Yu Darvish Has More Pitch Types Than Anyone Else MLB Has Tracked

Yu Darvish hasn’t always looked like an ace out there on the mound, but there’s one aspect of his game that has no peer. Not on the Cubs’ staff, not in the NL Central, not in Major League Baseball. Everyone knows the guy has a wide array of pitches, one that got wider when he incorporated a knuckle-curve a couple starts ago, but the true number has been somewhat apocryphal.

Some pitch-classification systems may tell you Darvish throws six or seven pitches, but that doesn’t account for subtle nuances in grip and velocity change that can muddy the results. Former Cub Chris Gimenez once said his teammate could throw 11 different offerings, but that was from their time together with the Rangers a few years ago.

“Six of the 11 are different fastballs that he throws,” Gimenez told Gordon Wittenmyer. “When I first started catching him, his interpreter at the time came up to me and said, `This is what he throws: this, this, this, this and this.’

“I literally looked at his interpreter and I was like, ‘Man, I only got five fingers.’”

Though he may have thought he was exaggerating at the time, Gimenez may have actually been selling Darvish short. According to MLB.com’s Mike Petriello, Darvish has thrown at least nine different pitch types and has “variations of pitches we don’t even have classifications for.” As such, Darvish is the only pitcher since the birth of MLB’s pitch tracking database in 2008 to throw more than eight pitches.

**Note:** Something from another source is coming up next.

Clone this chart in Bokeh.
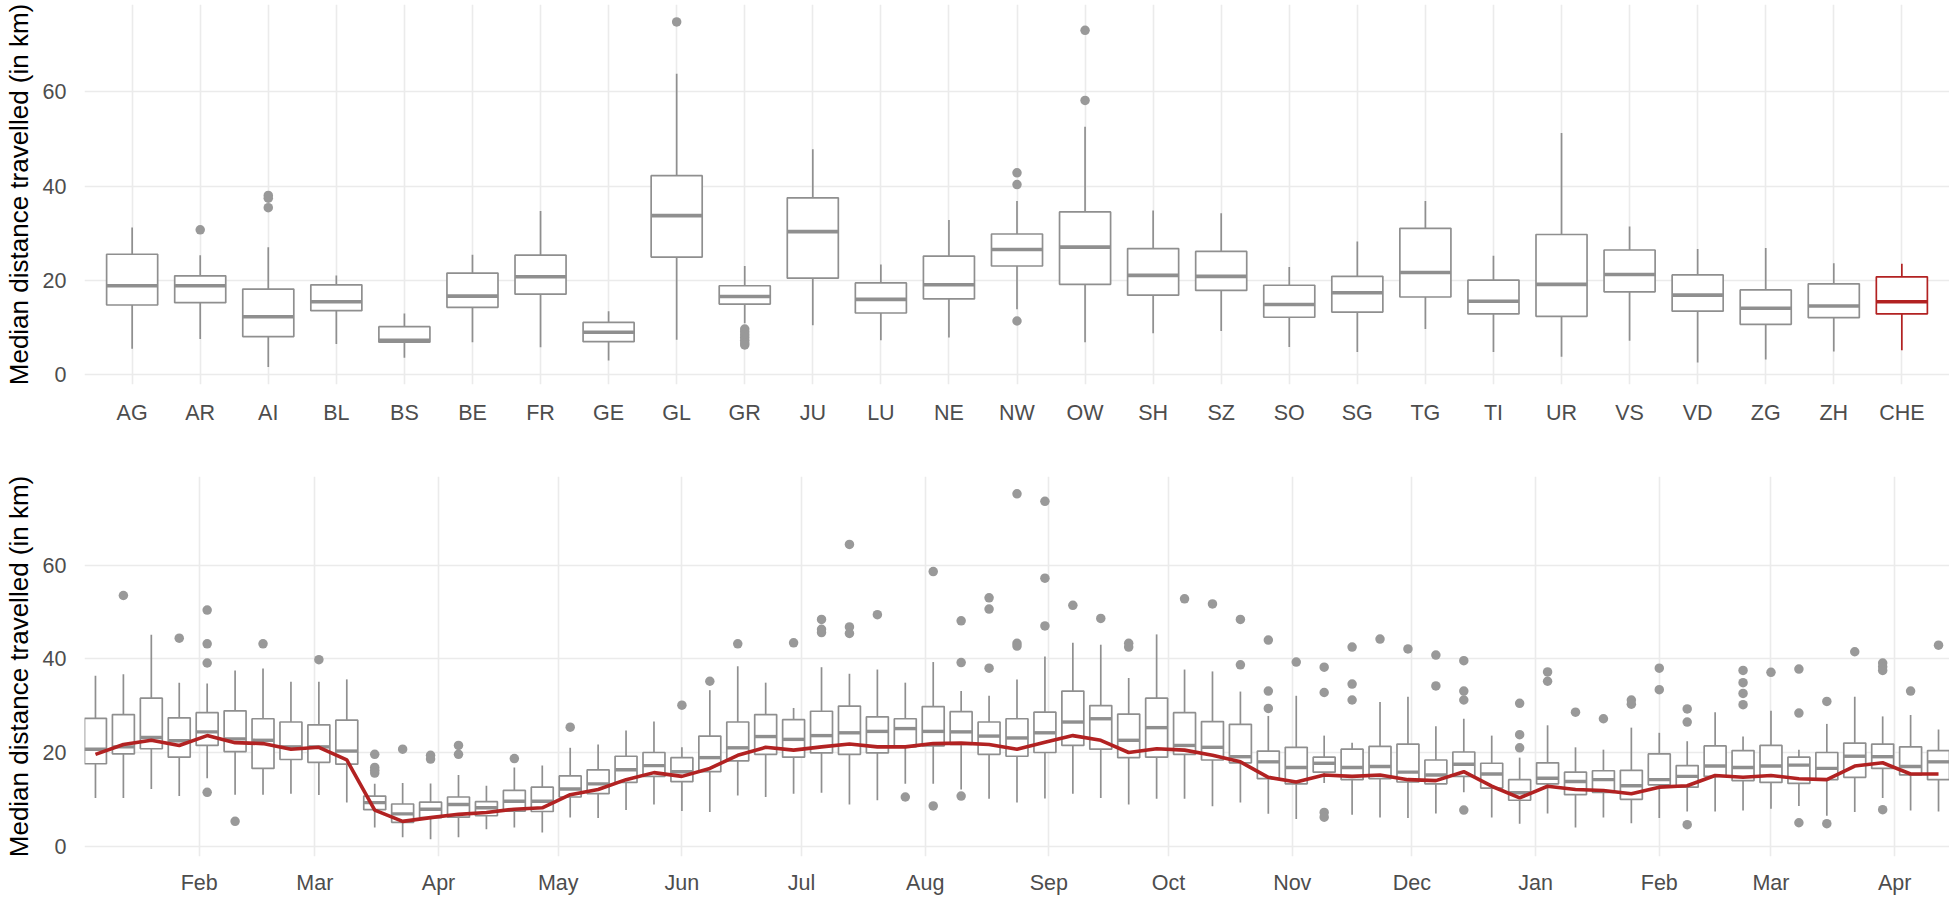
import pandas as pd
from bokeh.plotting import figure
from bokeh.layouts import column
from bokeh.models import FactorRange, Range1d, FixedTicker, DatetimeTickFormatter, ColumnDataSource
from bokeh.embed import file_html
from bokeh.resources import INLINE

# ---------------- top panel data: cantons ----------------
cantons = ["AG", "AR", "AI", "BL", "BS", "BE", "FR", "GE", "GL", "GR", "JU", "LU", "NE", "NW",
           "OW", "SH", "SZ", "SO", "SG", "TG", "TI", "UR", "VS", "VD", "ZG", "ZH", "CHE"]
c_lw = [5.4, 7.5, 1.5, 6.4, 3.5, 6.8, 5.7, 2.9, 7.3, 10.8, 10.4, 7.2, 7.8, 13.8,
        6.8, 8.7, 9.2, 5.8, 4.7, 9.6, 4.7, 3.7, 7.1, 2.5, 3.1, 4.8, 5.1]
c_q1 = [14.7, 15.2, 8.0, 13.5, 6.8, 14.2, 17.0, 6.9, 24.9, 14.9, 20.4, 13.0, 16.0, 23.0,
        19.1, 16.8, 17.8, 12.1, 13.2, 16.4, 12.8, 12.3, 17.5, 13.4, 10.6, 12.0, 12.8]
c_med = [18.8, 18.8, 12.2, 15.4, 7.2, 16.6, 20.7, 8.9, 33.7, 16.5, 30.3, 15.9, 19.0, 26.5,
         27.0, 21.0, 20.8, 14.8, 17.3, 21.6, 15.5, 19.1, 21.2, 16.8, 14.0, 14.5, 15.4]
c_q3 = [25.5, 20.9, 18.1, 19.0, 10.1, 21.5, 25.3, 11.0, 42.2, 18.8, 37.5, 19.4, 25.1, 29.8,
        34.5, 26.7, 26.1, 18.9, 20.8, 31.0, 20.0, 29.7, 26.4, 21.1, 17.9, 19.2, 20.7]
c_uw = [31.2, 25.3, 27.0, 21.0, 12.9, 25.4, 34.7, 13.4, 63.9, 23.0, 47.8, 23.3, 32.8, 36.8,
        52.6, 34.8, 34.2, 22.8, 28.2, 36.8, 25.2, 51.3, 31.4, 26.6, 26.8, 23.6, 23.5]
canton_outliers = {
    "AR": [30.7],
    "AI": [38.0, 37.4, 35.4],
    "GL": [74.9],
    "GR": [9.6, 9.0, 8.4, 7.8, 7.2, 6.6, 6.2],
    "NW": [42.8, 40.3, 11.3],
    "OW": [73.1, 58.2],
}

# ---------------- bottom panel data: weekly (weeks starting Monday 2020-01-06) ----------------
first_week = "2020-01-06"
w_lw = [10.3, 10.3, 12.2, 10.7, 14.5, 11.0, 11.0, 11.2, 10.9, 9.3,
        4.0, 1.9, 1.5, 1.9, 3.6, 4.0, 2.9, 6.1, 6.0, 7.7,
        8.9, 7.5, 7.3, 10.8, 10.5, 11.2, 11.4, 8.9, 9.8, 13.3,
        13.3, 12.1, 10.1, 9.3, 10.2, 11.2, 10.3, 8.9, 10.1, 10.1,
        8.5, 9.3, 6.9, 5.8, 13.5, 6.7, 6.1, 6.0, 7.0, 11.5,
        6.1, 4.8, 7.0, 4.0, 6.1, 4.9, 6.0, 7.4, 7.4, 7.6,
        8.0, 8.6, 6.5, 7.3, 10.3, 7.6, 7.4]
w_q1 = [17.6, 19.7, 20.8, 19.0, 21.5, 20.2, 16.6, 18.5, 17.9, 17.5,
        7.8, 5.1, 6.1, 6.2, 6.5, 7.5, 7.4, 10.5, 11.2, 13.6,
        14.9, 13.8, 15.9, 18.2, 19.6, 19.0, 19.9, 19.6, 19.9, 21.2,
        21.4, 21.7, 19.6, 19.2, 20.0, 21.5, 20.7, 18.9, 19.0, 19.6,
        18.4, 17.8, 14.4, 13.3, 15.8, 14.2, 14.4, 13.7, 13.3, 14.9,
        12.4, 9.8, 13.3, 11.0, 11.5, 10.0, 13.1, 12.6, 14.9, 14.0,
        13.6, 13.4, 14.2, 14.7, 16.6, 15.2, 14.2]
w_med = [20.7, 21.2, 23.2, 22.5, 24.4, 22.9, 22.6, 21.2, 21.2, 20.3,
         9.3, 6.9, 7.9, 8.9, 8.2, 9.6, 9.6, 12.2, 13.3, 16.3,
         17.2, 15.9, 18.9, 21.0, 23.4, 22.8, 23.6, 24.2, 24.5, 25.1,
         24.5, 24.4, 23.5, 23.1, 24.2, 26.5, 27.2, 22.6, 25.3, 21.5,
         21.1, 19.1, 18.0, 16.8, 17.7, 16.8, 17.0, 15.8, 15.2, 17.5,
         15.4, 11.4, 14.5, 13.8, 14.2, 12.9, 14.2, 14.9, 17.1, 16.8,
         17.1, 17.3, 16.6, 19.2, 19.1, 17.0, 18.0]
w_q3 = [27.3, 28.1, 31.6, 27.4, 28.5, 28.9, 27.2, 26.5, 25.9, 26.9,
        10.7, 9.0, 9.4, 10.5, 9.5, 11.9, 12.6, 15.0, 16.3, 19.2,
        20.0, 18.9, 23.5, 26.5, 28.1, 27.0, 28.8, 29.9, 27.6, 27.2,
        29.8, 28.7, 26.5, 27.2, 28.6, 33.1, 30.0, 28.2, 31.6, 28.5,
        26.6, 26.0, 20.3, 21.1, 19.0, 20.7, 21.3, 21.8, 18.4, 20.1,
        17.7, 14.2, 17.8, 15.8, 16.1, 16.2, 19.7, 17.2, 21.4, 20.4,
        21.5, 19.0, 20.0, 22.0, 21.8, 21.2, 20.4]
w_uw = [36.4, 36.7, 45.1, 34.9, 34.7, 37.5, 37.9, 35.1, 35.1, 35.6,
        13.3, 13.5, 13.4, 15.2, 12.9, 16.8, 17.2, 21.0, 21.7, 24.7,
        26.6, 21.1, 33.3, 38.4, 34.9, 29.5, 38.2, 36.8, 37.7, 34.9,
        39.3, 33.1, 32.1, 35.6, 40.5, 43.4, 43.0, 35.9, 45.2, 37.7,
        37.3, 33.0, 27.8, 32.1, 23.6, 22.1, 30.8, 31.9, 25.6, 27.2,
        23.6, 18.9, 25.8, 21.1, 20.6, 25.3, 24.2, 22.4, 28.6, 23.4,
        28.9, 20.6, 26.1, 31.9, 27.7, 28.0, 24.9]
che_median = [19.6, 21.7, 22.6, 21.5, 23.6, 22.1, 21.9, 20.7, 21.1, 18.4,
              7.7, 5.3, 6.1, 6.8, 7.2, 7.9, 8.2, 11.0, 12.1, 14.2,
              15.7, 14.9, 16.6, 19.4, 21.1, 20.5, 21.2, 21.8, 21.2, 21.2,
              21.9, 22.0, 21.7, 20.7, 22.2, 23.6, 22.6, 20.0, 20.8, 20.5,
              19.4, 18.0, 14.7, 13.7, 15.2, 14.9, 15.2, 14.2, 14.0, 15.9,
              12.8, 10.3, 12.8, 12.1, 11.9, 11.2, 12.6, 12.9, 15.1, 14.7,
              15.1, 14.4, 14.2, 17.1, 17.8, 15.4, 15.4]
week_outliers = {
    1: [53.5], 3: [44.4], 4: [50.4, 43.2, 39.1, 11.5], 5: [5.3], 6: [43.2], 8: [39.8],
    10: [19.6, 16.8, 16.2, 15.6], 11: [20.7], 12: [19.4, 18.6], 13: [21.5, 19.6], 15: [18.7],
    17: [25.4], 21: [30.1], 22: [35.2], 23: [43.2], 25: [43.4], 26: [48.4, 46.3, 45.6],
    27: [64.4, 46.8, 45.4], 28: [49.4], 29: [10.5], 30: [58.6, 8.6], 31: [48.1, 39.2, 10.7],
    32: [53.0, 50.6, 38.0], 33: [75.2, 43.3, 42.7], 34: [73.6, 57.2, 47.0], 35: [51.4],
    36: [48.6], 37: [43.3, 42.5], 39: [52.8], 40: [51.7], 41: [48.4, 38.7],
    42: [44.0, 33.1, 29.4], 43: [39.3], 44: [38.2, 32.8, 7.2, 6.2], 45: [42.5, 34.6, 31.2],
    46: [44.2], 47: [42.1], 48: [40.8, 34.2], 49: [39.6, 33.1, 31.2, 7.7],
    51: [30.5, 23.8, 21.0], 52: [37.2, 35.2], 53: [28.6], 54: [27.2], 55: [31.2, 30.3],
    56: [38.0, 33.4], 57: [29.3, 26.5, 4.6], 59: [37.5, 34.9, 32.6, 30.2], 60: [37.1],
    61: [37.8, 28.4, 5.0], 62: [30.9, 4.8], 63: [41.5], 64: [39.1, 38.3, 37.5, 7.8],
    65: [33.1], 66: [42.9],
}
month_ticks = pd.date_range("2020-02-01", "2021-04-01", freq="MS")

# ---------------- styling ----------------
GREY = "#8f8f8f"
PT = "#999999"
RED = "#B22222"
GRID = "#EBEBEB"
FONT = "Liberation Sans"
TICK_SIZE = "21.5px"
TITLE_SIZE = "26px"
YLABEL = "Median distance travelled (in km)"
DAY_MS = 86400000.0


def style(p):
    p.outline_line_color = None
    p.background_fill_color = "white"
    p.border_fill_color = "white"
    for g in (p.xgrid, p.ygrid):
        g.grid_line_color = GRID
        g.grid_line_width = 1.6
    for ax in (p.xaxis, p.yaxis):
        ax.axis_line_color = None
        ax.major_tick_line_color = None
        ax.minor_tick_line_color = None
        ax.major_label_text_font = FONT
        ax.major_label_text_font_size = TICK_SIZE
        ax.major_label_text_color = "#4D4D4D"
    p.yaxis.ticker = FixedTicker(ticks=[0, 20, 40, 60])
    p.yaxis.major_label_standoff = 12
    p.yaxis.axis_label = YLABEL
    p.yaxis.axis_label_text_font = FONT
    p.yaxis.axis_label_text_font_size = TITLE_SIZE
    p.yaxis.axis_label_text_font_style = "normal"
    p.yaxis.axis_label_text_color = "black"
    p.yaxis.axis_label_standoff = 6


# ---------------- top figure ----------------
p1 = figure(x_range=FactorRange(factors=cantons, range_padding=0.2, range_padding_units="absolute"),
            y_range=Range1d(-2.2, 78.6), frame_width=1865, frame_height=380,
            min_border_left=75, min_border_right=0, min_border_top=4, min_border_bottom=82,
            output_backend="svg", toolbar_location=None)
style(p1)
p1.xaxis.major_label_standoff = 10

colors = [RED if c == "CHE" else GREY for c in cantons]
src1 = ColumnDataSource(dict(cat=cantons, lw=c_lw, q1=c_q1, med=c_med, q3=c_q3, uw=c_uw, color=colors))
p1.segment(x0="cat", y0="q3", x1="cat", y1="uw", line_color="color", line_width=1.7, source=src1)
p1.segment(x0="cat", y0="q1", x1="cat", y1="lw", line_color="color", line_width=1.7, source=src1)
p1.vbar(x="cat", width=0.75, bottom="q1", top="q3", fill_color="white", line_color="color",
        line_width=1.7, source=src1)
p1.rect(x="cat", y="med", width=0.75, height=3.6, height_units="screen", fill_color="color",
        line_color=None, source=src1)
o_cat = [c for c, vals in canton_outliers.items() for _ in vals]
o_val = [v for vals in canton_outliers.values() for v in vals]
p1.scatter(x=o_cat, y=o_val, size=9.5, fill_color=PT, line_color=None)

# ---------------- bottom figure ----------------
weeks = pd.date_range(first_week, periods=len(w_med), freq="7D")
weeks_ms = [(t - pd.Timestamp("1970-01-01")).total_seconds() * 1000.0 for t in weeks]
box_w = 5.5 * DAY_MS

p2 = figure(x_axis_type="datetime",
            x_range=Range1d(weeks_ms[0] - box_w / 2, weeks_ms[-1] + box_w / 2),
            y_range=Range1d(-2.2, 78.9), frame_width=1865, frame_height=380,
            min_border_left=75, min_border_right=0, min_border_top=10, min_border_bottom=33,
            output_backend="svg", toolbar_location=None)
style(p2)
p2.xaxis.major_label_standoff = 8
tick_ms = [(t - pd.Timestamp("1970-01-01")).total_seconds() * 1000.0 for t in month_ticks]
p2.xaxis.ticker = FixedTicker(ticks=tick_ms)
p2.xaxis.formatter = DatetimeTickFormatter(days="%b", months="%b", years="%b")

src2 = ColumnDataSource(dict(x=weeks_ms, lw=w_lw, q1=w_q1, med=w_med, q3=w_q3, uw=w_uw))
p2.segment(x0="x", y0="q3", x1="x", y1="uw", line_color=GREY, line_width=1.7, source=src2)
p2.segment(x0="x", y0="q1", x1="x", y1="lw", line_color=GREY, line_width=1.7, source=src2)
p2.vbar(x="x", width=box_w, bottom="q1", top="q3", fill_color="white", line_color=GREY,
        line_width=1.7, source=src2)
p2.rect(x="x", y="med", width=box_w, height=3.4, height_units="screen", fill_color=GREY,
        line_color=None, source=src2)
ow_x = [weeks_ms[i] for i, vals in week_outliers.items() for _ in vals]
ow_y = [v for vals in week_outliers.values() for v in vals]
p2.scatter(x=ow_x, y=ow_y, size=9.5, fill_color=PT, line_color=None)
p2.line(x=weeks_ms, y=che_median, line_color=RED, line_width=3.6)

layout = column(p1, p2, spacing=0)
open("out.html", "w").write(file_html(layout, INLINE))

An overwhelming number of pitchers in the database — 92% — have thrown between 3 and 6 pitch types in their careers. Only 99 pitchers, or about 4%, have been tracked as throwing seven or more pitch types. Just 11 have thrown eight or more.

 

And then there’s Yu Darvish, who stands alone at the top of the mountain. Darvish has been tracked with nine different pitch types in 2019, the only pitcher in our database with that many. (Remember: he’s thrown that many just this year. No one’s even had nine over multiple years. Only three other pitchers, including Zack Greinke this year, have made it to eight in a season.)

Petriello lays things out in greater detail in his post, so go check that out for more, but below are the 10 pitch types laid out along with their frequency and velocity. One thing to note here is these and any other pitch classifications are at least a little bit amorphous, since pitcher preference may dictate a different pitch type than what a classification system says.

1. Cutter (soft version) (32.8%, 86.3 mph)
2. Four-seam fastball (27.9%, 94.0 mph)
3. Slider (14.1%, 82.5 mph)
4. Two-seam fastball (12.4%, 93.5 mph)
5. Curveball (4.8%, 76.2 mph)
6. Splitter (3.7%, 88.6 mph)
7. Cutter (hard version) (3.0%, 91.2 mph)
8. Changeup (0.6%, 84.1 mph)
9. Knuckle-curve (0.5%, 81.3 mph)
10. Slow curve (0.1%, 63.7 mph)

The real number may be even higher, as Petriello indicated when mentioning additional variations of pitches. For instance, Cubs Insider pointed out back in March that Darvish actually has more than one relatively distinct version of his slider. So that brings it to a least 11 types.

And none of this takes into account the various pitches he can throw left-handed, which would bring the total closer to 15 or so. I can already hear the jokes about how many of these pitches he can tip or how he can’t throw them in the World Series, which, whatever. Or maybe you’d prefer to dispute this information because you hate fun and need everything to fit inside your own parameters.

Regardless, Darvish is a pitcher unlike any we’ve seen in at least the last decade or so and his outings, while not always enjoyable, are anything but boring as a result. I can’t wait for him to get wind of this information and start adding pitches just to set the bar higher.